## START Given data

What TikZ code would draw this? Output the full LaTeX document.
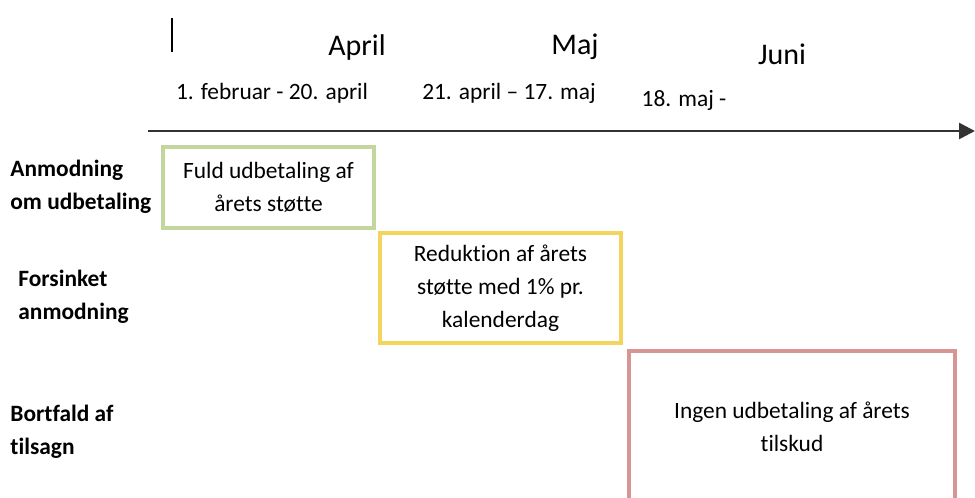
\documentclass[tikz,border=0pt]{standalone}
\usepackage{fontspec}
\setmainfont{Carlito}[Ligatures={TeX,NoCommon}]
\definecolor{okgreen}{HTML}{C3D69B}
\definecolor{lateyellow}{HTML}{F5D45E}
\definecolor{lapsered}{HTML}{D99594}
\usetikzlibrary{arrows.meta, positioning}

\begin{document}
\begin{tikzpicture}[x=0.5pt, y=-0.5pt,
  phase/.style={draw, line width=2pt, align=center, inner sep=0pt, font=\fontsize{11.7}{16.5}\selectfont},
  rowlabel/.style={anchor=west, align=left, inner sep=0pt, font=\fontsize{11.7}{16.5}\selectfont\bfseries},
  month/.style={inner sep=0pt, font=\fontsize{15}{18}\selectfont},
  period/.style={inner sep=0pt, font=\fontsize{11.7}{14}\selectfont}]
  \useasboundingbox (0,0) rectangle (975,498);
  \clip (0,0) rectangle (975,498);

  % timeline
  \coordinate (tstart) at (148,131);
  \coordinate (tend) at (975,131);
  \coordinate (ticktop) at (172,18);
  \coordinate (tickbot) at (172,52);
  \draw[line width=0.8pt] (ticktop) -- (tickbot);
  \draw[black!80, line width=1.3pt, -{Triangle[length=8pt, width=8pt]}] (tstart) -- (tend);

  \node[month] (april) at (357,48) {April};
  \node[month] (maj) at (575,47) {Maj};
  \node[month] (juni) at (782,54) {Juni};
  \node[period] (p1) at (272,93) {1. februar - 20. april};
  \node[period] (p2) at (509,93) {21. april – 17. maj};
  \node[period] (p3) at (684,100) {18. maj -};

  % rows
  \node[rowlabel] (request) at (10,187) {Anmodning\\om udbetaling};
  \node[rowlabel] (late) at (18,297) {Forsinket\\anmodning};
  \node[rowlabel] (lapse) at (10,432) {Bortfald af\\tilsagn};

  % boxes
  \node[phase, draw=okgreen, minimum width=105.5pt, minimum height=40.5pt] (full) at (268.5,187.5)
    {Fuld udbetaling af\\årets støtte};
  \node[phase, draw=lateyellow, minimum width=120.5pt, minimum height=55pt,
    below right=0.5pt and 1pt of full] (reduced)
    {Reduktion af årets\\støtte med 1\% pr.\\kalenderdag};
  \node[phase, draw=lapsered, minimum width=163pt, minimum height=76pt,
    below right=2pt and 2pt of reduced] (none)
    {Ingen udbetaling af årets\\tilskud};
\end{tikzpicture}
\end{document}
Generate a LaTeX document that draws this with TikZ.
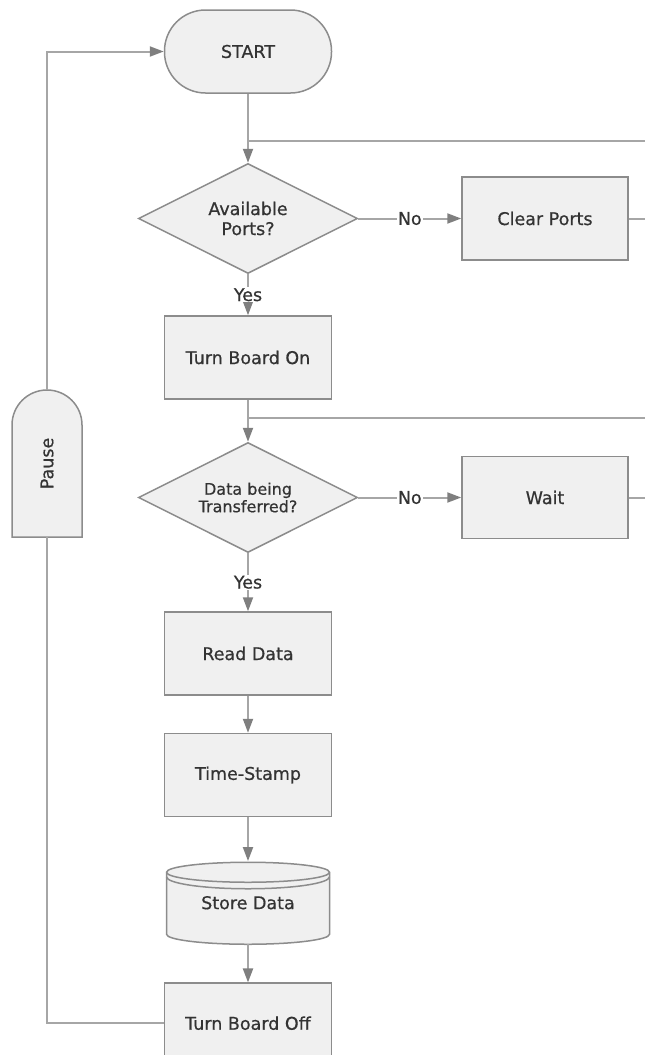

## END Given data

Given instruction: Your task is to gather every line with the word "full" and copy it.

Answer to the exercise:
What TikZ code would draw this? Output the full LaTeX document.
  \node[phase, draw=okgreen, minimum width=105.5pt, minimum height=40.5pt] (full) at (268.5,187.5)
    below right=0.5pt and 1pt of full] (reduced)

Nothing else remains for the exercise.